Maybe all of us would have made it to this intersection anyway, riding solo. It would have been hard. It would have been a lot different.

The ride is not over yet; we were warned about the potential for moose or elk on the road in Norway. Unlike the frontage road from Arendal, road 401 is a small, twisty, lovely bike road. An adult moose could easily block these lanes and stop traffic. Keep us here until winter...

As it turns out, the only stray mammals are cyclists. That would be us. And after a couple of kilometers the road and gravity suddenly lead downward, dumping us without warning at the E18.

Under normal circumstances no cyclist would choose a major road like the E18. But at this point the E18 is the only way, a huge suspension bridge across the fjord separating us from Kristiansand. We'll take the bridge. There will be no scrambling down the rocks or swimming.

The Old Varodd bridge is a functional structure, abrupt in its lack of pretension. Chunky, all angles and bolts, industrial-looking. Wide enough for a separate cycle track. The entrance to the ramp is a bit of a puzzle, but we figure it out. We make a little swarm that commuters heading the other way have to weave through.

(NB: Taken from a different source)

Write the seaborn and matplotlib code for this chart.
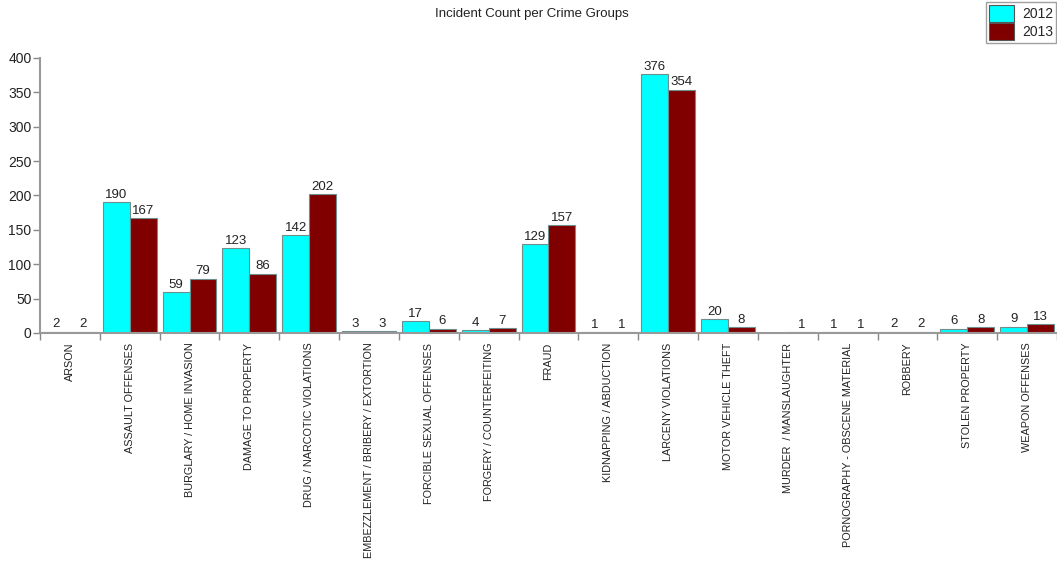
import numpy as np
import pandas as pd
import matplotlib
matplotlib.use("Agg")
import matplotlib.pyplot as plt
import seaborn as sns

categories = [
    "ARSON", "ASSAULT OFFENSES", "BURGLARY / HOME INVASION", "DAMAGE TO PROPERTY",
    "DRUG / NARCOTIC VIOLATIONS", "EMBEZZLEMENT / BRIBERY / EXTORTION",
    "FORCIBLE SEXUAL OFFENSES", "FORGERY / COUNTERFEITING", "FRAUD",
    "KIDNAPPING / ABDUCTION", "LARCENY VIOLATIONS", "MOTOR VEHICLE THEFT",
    "MURDER  / MANSLAUGHTER", "PORNOGRAPHY - OBSCENE MATERIAL", "ROBBERY",
    "STOLEN PROPERTY", "WEAPON OFFENSES",
]
count_2012 = [2, 190, 59, 123, 142, 3, 17, 4, 129, 1, 376, 20, 0, 1, 2, 6, 9]
count_2013 = [2, 167, 79, 86, 202, 3, 6, 7, 157, 1, 354, 8, 1, 1, 2, 8, 13]
years = ["2012", "2013"]

df = pd.DataFrame({
    "group": categories * 2,
    "year": [years[0]] * len(categories) + [years[1]] * len(categories),
    "count": count_2012 + count_2013,
})

sns.set_style("white")
plt.rcParams["font.family"] = ["Liberation Sans", "DejaVu Sans"]

fig = plt.figure(figsize=(10.57, 5.62), dpi=100)
ax = fig.add_axes([0.0378, 0.4075, 0.9622, 0.4893])

palette = {"2012": "#00FFFF", "2013": "#800000"}
sns.barplot(data=df, x="group", y="count", hue="year", palette=palette,
            order=categories, hue_order=years, width=0.9, saturation=1,
            edgecolor="#6f8f8f", linewidth=0.8, ax=ax, legend=False)

for cont in ax.containers:
    vals = cont.datavalues
    ax.bar_label(cont, labels=[f"{int(v)}" if v > 0 else "" for v in vals],
                 padding=1, fontsize=9.5, color="#222222")

ax.set_xlim(-0.5, len(categories) - 0.5)
ax.set_ylim(0, 400)
ax.set_yticks(np.arange(0, 401, 50))
ax.set_xlabel("")
ax.set_ylabel("")

ax.set_xticks(np.arange(len(categories)))
ax.set_xticklabels(categories, rotation=90, fontsize=7.8, color="#222222")
ax.set_xticks(np.arange(len(categories) + 1) - 0.5, minor=True)
ax.tick_params(axis="x", which="major", length=0, pad=7)
ax.tick_params(axis="x", which="minor", length=5, color="#888888", width=1,
               bottom=True, direction="out")
ax.tick_params(axis="y", length=5, color="#888888", width=1, left=True,
               labelsize=10, labelcolor="#222222", pad=1)

for s in ["top", "right"]:
    ax.spines[s].set_visible(False)
for s in ["left", "bottom"]:
    ax.spines[s].set_color("#999999")
    ax.spines[s].set_linewidth(1.5)

fig.text(0.503, 0.975, "Incident Count per Crime Groups", ha="center", va="center",
         fontsize=9.5, color="#222222")

handles = [plt.Rectangle((0, 0), 1, 1, facecolor=palette[y], edgecolor="#555555",
                         linewidth=0.8) for y in years]
leg = fig.legend(handles, years, loc="upper right", bbox_to_anchor=(0.9995, 0.996),
                 frameon=True, fancybox=False, fontsize=10, handlelength=1.8,
                 handleheight=1.5, handletextpad=0.6, borderpad=0.2,
                 labelspacing=0.1, borderaxespad=0)
leg.get_frame().set_edgecolor("#888888")
leg.get_frame().set_linewidth(1)

fig.savefig("out.png", dpi=100)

Nothing has felt better than the cool air as it fills my lungs. Fresh and rich with oxygen. Life-giving. I could stay here and breathe a long time. Even so, twilight is painting its pinks and smoky blues over the water. The pale moon is up, framed by a concrete tower, almost full.
Kristiansand Bridge To The City
Varoddbrua, Kristiansand, Norway. Photo by Dre Williams
The concrete feels strong and solid, well-engineered. No matter how tired, we will be delivered. For a moment everything that hurts, doesn't fit or make sense, it can just rest.

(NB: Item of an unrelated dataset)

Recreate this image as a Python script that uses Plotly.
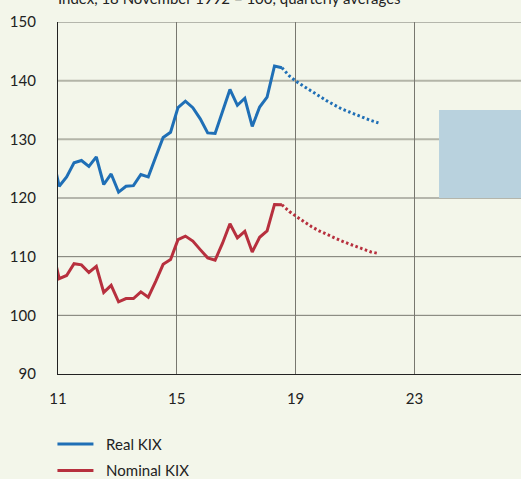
import plotly.graph_objects as go

# ---- data ----
quarter_start = 10.79          # clipped point before 2011
quarter_step = 0.25
real_kix = [127.8, 122.0, 123.6, 126.0, 126.4, 125.4, 127.0, 122.3, 124.1, 121.0, 122.0,
            122.1, 124.0, 123.6, 127.0, 130.3, 131.2, 135.4, 136.5, 135.4, 133.5,
            131.1, 131.0, 134.7, 138.5, 135.8, 137.0, 132.2, 135.5, 137.2, 142.5, 142.2]
nominal_kix = [111.8, 106.25, 106.8, 108.8, 108.6, 107.3, 108.35, 103.9, 105.1, 102.3, 102.85,
               102.85, 104.0, 103.1, 105.8, 108.7, 109.5, 112.9, 113.5, 112.65, 111.2,
               109.8, 109.4, 112.3, 115.6, 113.2, 114.3, 110.8, 113.3, 114.4, 118.9, 118.85]
real_proj = [142.2, 140.8, 139.8, 139.0, 138.1, 137.3, 136.6, 135.9, 135.2, 134.7,
             134.2, 133.6, 133.2, 132.8]
nominal_proj = [118.85, 117.7, 116.8, 115.9, 115.1, 114.4, 113.8, 113.25, 112.7, 112.2,
                111.7, 111.25, 110.8, 110.55]
band_x = [23.83, 28.0]
band_y = [120, 135]
x_ticks = [11, 15, 19, 23, 27]
y_ticks = [90, 100, 110, 120, 130, 140, 150]
light_grid = [130, 140]

hist_x = [quarter_start + quarter_step * i for i in range(len(real_kix))]
proj_x = [hist_x[-1] + quarter_step * i for i in range(len(real_proj))]

BLUE = "#1f6fb6"
RED = "#b7303e"
BG = "#f3f6ea"
FONT = "Lato"
PAD = "\u00a0\u00a0"

fig = go.Figure()
fig.add_trace(go.Scatter(x=hist_x, y=real_kix, mode="lines", name=PAD + "Real KIX",
                         line=dict(color=BLUE, width=3), legendgroup="a"))
fig.add_trace(go.Scatter(x=hist_x, y=nominal_kix, mode="lines", name=PAD + "Nominal KIX",
                         line=dict(color=RED, width=3), legendgroup="b"))
fig.add_trace(go.Scatter(x=proj_x, y=real_proj, mode="lines", showlegend=False,
                         line=dict(color=BLUE, width=3, dash="2.5px,2.5px")))
fig.add_trace(go.Scatter(x=proj_x, y=nominal_proj, mode="lines", showlegend=False,
                         line=dict(color=RED, width=3, dash="2.5px,2.5px")))

shapes = [dict(type="rect", xref="x", yref="y", x0=band_x[0], x1=band_x[1],
               y0=band_y[0], y1=band_y[1], fillcolor="#b9d2de", line=dict(width=0),
               layer="below")]
for yv in y_ticks[1:]:
    if yv in light_grid:
        shapes.append(dict(type="line", xref="paper", yref="y", x0=0, x1=1, y0=yv, y1=yv,
                           line=dict(color="#b3b5a8", width=2), layer="between"))
    else:
        shapes.append(dict(type="line", xref="paper", yref="y", x0=0, x1=1, y0=yv, y1=yv,
                           line=dict(color="#77776f", width=1), layer="between"))

fig.update_layout(
    width=521, height=497,
    margin=dict(l=58, r=0, t=22, b=123),
    paper_bgcolor=BG, plot_bgcolor=BG,
    font=dict(family=FONT, size=15, color="#222222"),
    shapes=shapes,
    showlegend=True,
    legend=dict(x=-0.012, y=-0.1526, xanchor="left", yanchor="top", bgcolor="rgba(0,0,0,0)",
                traceorder="grouped", tracegroupgap=4, font=dict(size=15),
                itemwidth=36),
    annotations=[dict(text="Index, 18 November 1992 = 100, quarterly averages",
                      xref="paper", yref="paper", x=0, y=1, xanchor="left", yanchor="bottom",
                      xshift=-2, yshift=13, showarrow=False,
                      font=dict(size=15, color="#222222"))],
    xaxis=dict(range=[11, 26.59], tickvals=x_ticks, showgrid=True, gridcolor="#77776f",
               gridwidth=1, zeroline=False, showline=True, linecolor="#222222", linewidth=1.3,
               ticks="", ticklabelstandoff=11),
    yaxis=dict(range=[90, 150], tickvals=y_ticks, showgrid=False, zeroline=False,
               showline=True, linecolor="#222222", linewidth=1.3, ticks="",
               ticklabelstandoff=18),
)

fig.write_html("out.html", config={"displayModeBar": False},
               post_script="document.body.style.margin='0';"
                           "document.body.style.overflow='hidden';"
                           "document.body.style.background='" + BG + "';")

As the bridge lifts us over the water, the view stretches out to the horizon. Vast and good. It must be blustery – we're floating high above the open water–but the air feels quiet, sheltered. It must be noisy–this is the main road into Kristiansand. We're riding together, in silence. The only sound I hear is the Waterford's crank, humming smoothly.

Somehow the crank has become weightless, disembodied, as if pushing is optional and forward progress happens magically, no matter what. The cadence is fast, but time does not seem to be moving. In my head there are no thoughts or words.

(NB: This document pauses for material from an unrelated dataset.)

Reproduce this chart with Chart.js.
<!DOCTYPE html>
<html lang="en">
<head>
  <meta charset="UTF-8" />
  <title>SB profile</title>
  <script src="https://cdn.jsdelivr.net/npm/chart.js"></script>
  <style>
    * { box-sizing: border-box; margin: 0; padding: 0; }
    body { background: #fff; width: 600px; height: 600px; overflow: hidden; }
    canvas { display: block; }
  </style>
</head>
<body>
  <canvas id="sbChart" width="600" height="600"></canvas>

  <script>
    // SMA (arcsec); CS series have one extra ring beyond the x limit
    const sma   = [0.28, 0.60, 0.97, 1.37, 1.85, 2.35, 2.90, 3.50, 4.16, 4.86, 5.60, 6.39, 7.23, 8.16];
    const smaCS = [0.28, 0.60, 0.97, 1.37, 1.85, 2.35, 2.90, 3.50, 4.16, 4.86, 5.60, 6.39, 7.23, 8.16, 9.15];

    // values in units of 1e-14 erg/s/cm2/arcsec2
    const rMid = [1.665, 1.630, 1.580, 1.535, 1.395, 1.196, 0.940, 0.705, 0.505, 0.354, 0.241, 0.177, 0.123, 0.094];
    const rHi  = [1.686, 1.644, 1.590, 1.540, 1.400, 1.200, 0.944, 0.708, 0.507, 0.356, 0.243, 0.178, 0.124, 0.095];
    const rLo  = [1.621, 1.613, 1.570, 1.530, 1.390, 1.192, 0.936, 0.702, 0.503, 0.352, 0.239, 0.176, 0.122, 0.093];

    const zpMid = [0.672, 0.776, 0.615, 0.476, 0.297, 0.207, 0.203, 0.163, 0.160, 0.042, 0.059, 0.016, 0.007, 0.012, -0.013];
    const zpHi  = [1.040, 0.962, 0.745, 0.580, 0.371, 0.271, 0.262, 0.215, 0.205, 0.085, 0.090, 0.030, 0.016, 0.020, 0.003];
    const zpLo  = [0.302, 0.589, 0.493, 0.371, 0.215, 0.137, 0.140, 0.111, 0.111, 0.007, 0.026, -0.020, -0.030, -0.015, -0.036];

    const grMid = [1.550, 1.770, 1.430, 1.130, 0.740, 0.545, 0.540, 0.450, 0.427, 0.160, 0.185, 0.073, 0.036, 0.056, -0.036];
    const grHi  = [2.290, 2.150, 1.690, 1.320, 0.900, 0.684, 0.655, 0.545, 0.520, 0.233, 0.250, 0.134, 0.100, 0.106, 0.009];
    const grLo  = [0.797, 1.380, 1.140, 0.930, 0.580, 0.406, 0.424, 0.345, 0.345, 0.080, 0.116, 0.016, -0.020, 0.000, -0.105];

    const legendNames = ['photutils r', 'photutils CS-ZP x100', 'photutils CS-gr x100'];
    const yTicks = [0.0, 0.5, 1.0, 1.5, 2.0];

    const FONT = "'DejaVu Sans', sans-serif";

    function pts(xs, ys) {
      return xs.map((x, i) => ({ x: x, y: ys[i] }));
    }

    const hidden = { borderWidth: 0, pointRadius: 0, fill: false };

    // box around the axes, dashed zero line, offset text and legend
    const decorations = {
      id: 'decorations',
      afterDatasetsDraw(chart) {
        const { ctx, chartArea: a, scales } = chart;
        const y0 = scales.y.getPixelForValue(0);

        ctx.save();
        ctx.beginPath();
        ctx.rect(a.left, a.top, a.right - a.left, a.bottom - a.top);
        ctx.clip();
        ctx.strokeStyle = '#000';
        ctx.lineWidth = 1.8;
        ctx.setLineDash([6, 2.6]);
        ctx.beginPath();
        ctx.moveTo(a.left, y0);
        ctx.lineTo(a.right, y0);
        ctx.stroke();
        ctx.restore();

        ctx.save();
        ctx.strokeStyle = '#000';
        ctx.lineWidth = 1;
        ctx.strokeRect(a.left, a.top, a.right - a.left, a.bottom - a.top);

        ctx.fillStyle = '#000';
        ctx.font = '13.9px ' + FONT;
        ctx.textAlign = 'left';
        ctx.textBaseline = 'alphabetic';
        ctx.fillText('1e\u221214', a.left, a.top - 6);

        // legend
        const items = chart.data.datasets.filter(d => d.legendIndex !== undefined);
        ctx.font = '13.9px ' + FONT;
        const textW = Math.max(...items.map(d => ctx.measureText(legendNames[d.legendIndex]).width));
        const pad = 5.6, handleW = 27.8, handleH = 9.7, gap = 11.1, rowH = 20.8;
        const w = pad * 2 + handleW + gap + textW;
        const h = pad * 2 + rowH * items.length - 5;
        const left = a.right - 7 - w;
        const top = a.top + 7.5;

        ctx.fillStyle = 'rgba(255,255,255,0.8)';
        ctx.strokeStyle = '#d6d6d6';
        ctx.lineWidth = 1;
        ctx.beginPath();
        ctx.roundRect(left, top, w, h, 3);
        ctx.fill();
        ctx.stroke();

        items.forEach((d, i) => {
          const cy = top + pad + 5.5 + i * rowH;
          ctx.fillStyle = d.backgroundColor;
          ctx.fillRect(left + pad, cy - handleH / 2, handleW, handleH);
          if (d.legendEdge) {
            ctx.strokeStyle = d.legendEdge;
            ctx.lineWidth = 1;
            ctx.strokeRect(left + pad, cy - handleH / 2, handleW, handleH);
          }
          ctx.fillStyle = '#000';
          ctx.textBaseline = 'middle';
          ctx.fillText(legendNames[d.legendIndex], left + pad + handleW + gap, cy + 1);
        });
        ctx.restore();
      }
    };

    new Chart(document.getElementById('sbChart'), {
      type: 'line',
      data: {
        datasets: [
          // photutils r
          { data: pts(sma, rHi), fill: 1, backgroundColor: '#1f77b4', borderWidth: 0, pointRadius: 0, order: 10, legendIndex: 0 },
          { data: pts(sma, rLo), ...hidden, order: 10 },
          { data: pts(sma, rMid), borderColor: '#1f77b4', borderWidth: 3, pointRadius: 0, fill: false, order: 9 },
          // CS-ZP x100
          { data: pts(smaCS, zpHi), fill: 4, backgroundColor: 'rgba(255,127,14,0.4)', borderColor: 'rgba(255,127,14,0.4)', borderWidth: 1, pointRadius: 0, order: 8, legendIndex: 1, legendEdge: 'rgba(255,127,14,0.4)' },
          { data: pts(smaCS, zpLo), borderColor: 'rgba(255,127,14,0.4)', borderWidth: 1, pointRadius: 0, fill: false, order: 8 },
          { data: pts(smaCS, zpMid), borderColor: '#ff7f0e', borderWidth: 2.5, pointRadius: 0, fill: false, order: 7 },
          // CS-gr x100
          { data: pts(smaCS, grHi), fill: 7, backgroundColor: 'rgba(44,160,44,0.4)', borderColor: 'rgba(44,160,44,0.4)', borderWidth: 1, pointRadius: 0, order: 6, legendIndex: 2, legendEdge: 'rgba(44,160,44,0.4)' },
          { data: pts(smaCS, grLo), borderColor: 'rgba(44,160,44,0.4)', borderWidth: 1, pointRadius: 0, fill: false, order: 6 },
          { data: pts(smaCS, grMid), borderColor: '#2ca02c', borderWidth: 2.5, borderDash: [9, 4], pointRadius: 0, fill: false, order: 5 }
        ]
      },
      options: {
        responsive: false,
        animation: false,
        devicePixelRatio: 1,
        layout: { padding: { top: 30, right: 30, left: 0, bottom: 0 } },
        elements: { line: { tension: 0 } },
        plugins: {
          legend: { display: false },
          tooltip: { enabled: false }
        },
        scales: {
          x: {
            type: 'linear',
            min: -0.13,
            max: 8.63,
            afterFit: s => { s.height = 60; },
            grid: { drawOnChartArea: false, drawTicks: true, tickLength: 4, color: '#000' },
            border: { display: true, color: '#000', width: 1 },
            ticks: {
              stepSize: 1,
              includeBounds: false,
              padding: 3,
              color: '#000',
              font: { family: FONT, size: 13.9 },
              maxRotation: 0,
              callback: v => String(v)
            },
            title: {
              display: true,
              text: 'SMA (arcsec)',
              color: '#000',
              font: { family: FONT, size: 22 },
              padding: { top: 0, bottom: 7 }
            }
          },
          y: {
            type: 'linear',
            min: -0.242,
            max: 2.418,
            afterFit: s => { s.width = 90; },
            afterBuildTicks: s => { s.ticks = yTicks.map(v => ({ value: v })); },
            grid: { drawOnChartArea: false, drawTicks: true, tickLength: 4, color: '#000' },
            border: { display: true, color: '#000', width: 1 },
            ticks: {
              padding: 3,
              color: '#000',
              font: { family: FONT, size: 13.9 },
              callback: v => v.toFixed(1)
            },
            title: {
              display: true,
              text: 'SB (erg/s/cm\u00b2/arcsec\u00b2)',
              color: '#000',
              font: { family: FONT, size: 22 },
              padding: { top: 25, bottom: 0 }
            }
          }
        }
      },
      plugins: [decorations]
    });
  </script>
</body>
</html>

In their place a sense of peace, of ease in my own skin anywhere in the world. The absence of wanting or wishing for anything, for a life other than this one. The absence of fear. It is a relief.

In a few minutes, it's done. We're in the parking lot of Budget Hotel Kristiansand, merging into the chaos of riders and crew. At last! The final routine of drop bags, shower, dinner, sleep. Tomorrow morning most of us will catch a ferry back to the start.

I'm one of the lucky ones. Not only will I be sleeping in, but tonight my sister came to help celebrate. Her first encounter with people who have just finished a 1200k. Part of me is still out there on the bridge, in a state of bliss, in another world.

It will take a while to start processing things normally. Until then she gets a gift of two bananas, imported from Arendal in a back pocket.

To Martin and Niels-Kristian, I appreciated and drew strength from your presence. May you be in good company, always.


  1. Wonderful! What a fine ride report, Elaine.
    Many, many thanks for sharing your adventure with us.

  2. Elaine, your writing is fantastic. I was completely transfixed. Thanks for sharing.

  3. Elaine, It's good reading, the emotions from SBS 2013 was "awakened" and relived. It was a great, but sometimes tough route. But we did it!
    "Neroracer Driver" or Velonaut
    Soren Moller

    1. Hey Søren, glad you liked it! One of the stories that's missing is how you raced that motorcycle downhill on the way to Skien…
      Can't believe you finished with us - the last day was full of hills. Congratulations!

    2. I enjoyed your adventure Elaine, you are an excellent storyteller!

    3. Yes, Elaine, it was fun to get the "Thumbs up" from the motorcycle.
      The hills .. hmm what comes up .. must come down :-).

      "If quitting is not an option, make sure the goal is within reach"

      It was actually not that hard for me. I sit very well in my "Neuro Racer", so did not get a sore back, legs and other less pleasant places that others got.